Ceramics, metalwork, and textile arts illustrate how regional practices diversified within shared systems of apprenticeship. While the general framework involved masters guiding novices, each material culture developed its own sequence of steps, tools, and rituals. For instance, ceramic kilns required precise timing and environmental control, while metalworkers depended on forge culture and alloy knowledge. Apprentices learned not only the mechanics of production but also the craftsman’s aesthetic judgments—what constitutes beauty, balance, and durability. The social role of an artisan extended into public life, as workshops supplied goods for religious rites, royal ceremonies, and everyday commerce, linking private skill to common social experiences.

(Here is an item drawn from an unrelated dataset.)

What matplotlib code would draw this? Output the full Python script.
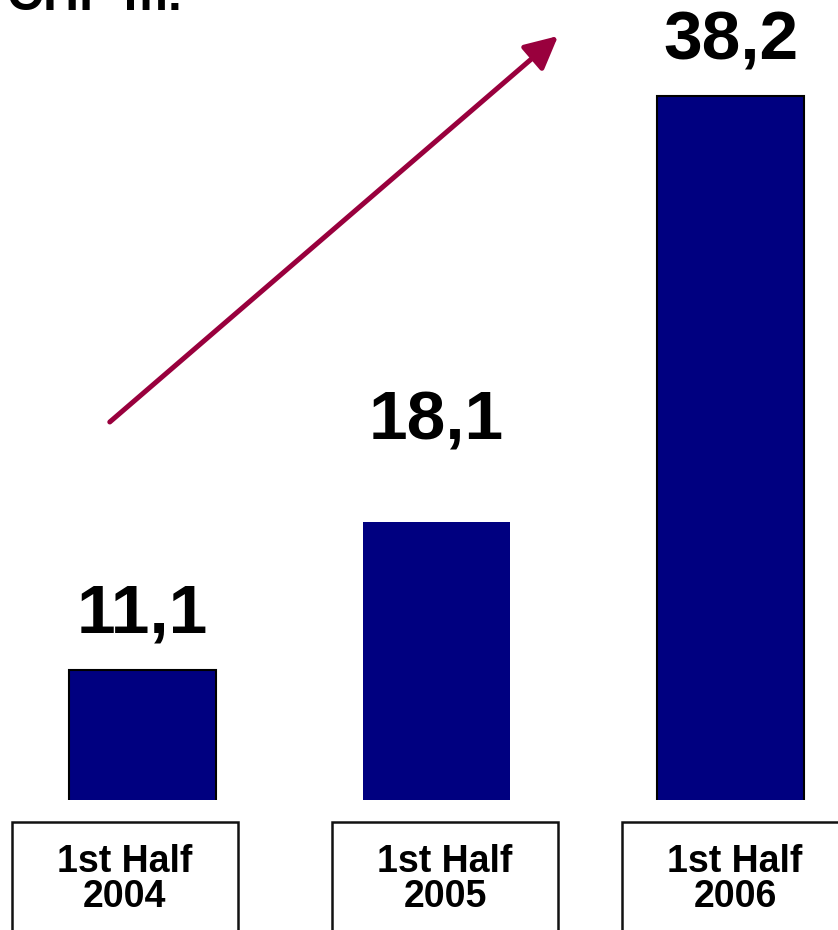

In many parts of historical Asia, guildlike associations maintained ethical codes that governed competition and collaboration. Members pledged to protect their craft’s integrity, share certain techniques with legitimate students, and refrain from misrepresenting products. Marketplaces served as arenas where reputations were built or damaged, and customers relied on trusted word-of-mouth to guide purchases. The intertwining of technical mastery with ethical expectation created a sustainable ecosystem in which craftspeople could invest in long-term training, pass on nuanced practices, and cultivate a cohesive community around shared labor values.
The legacy of these apprenticeship systems is evident in the enduring quality and diversity of material culture across Asia. When we examine textiles, ceramics, or metalwork, we see not only individual skills but a networked social order that linked generations. Apprentices learned to read weather, select appropriate materials, and anticipate wear patterns as part of a craft’s discipline. The social ties forged through mentoring produced a sense of belonging that extended beyond the workshop, connecting families, villages, and cities through a common craft language. Even as economies shifted toward modern production, histories of apprenticeship continue to inform contemporary discussions about skill, identity, and regional resilience.
Finally, the study of these systems reminds us that knowledge in traditional Asia traveled through relationships as much as through written manuals. Stories of masters mentoring novices, of siblings sharing tools, and of communities rallying around a shared workshop echo in today’s craft revival movements. By emphasizing collective responsibility, reciprocal lending of capital and equipment, and long-term commitments to training, historical apprenticeship models offer adaptable lessons for sustaining craft economies in a changing world. They reveal how artful practice can coexist with social stability, enabling craftspeople to navigate uncertainty while preserving technical legacies and cultural meaning.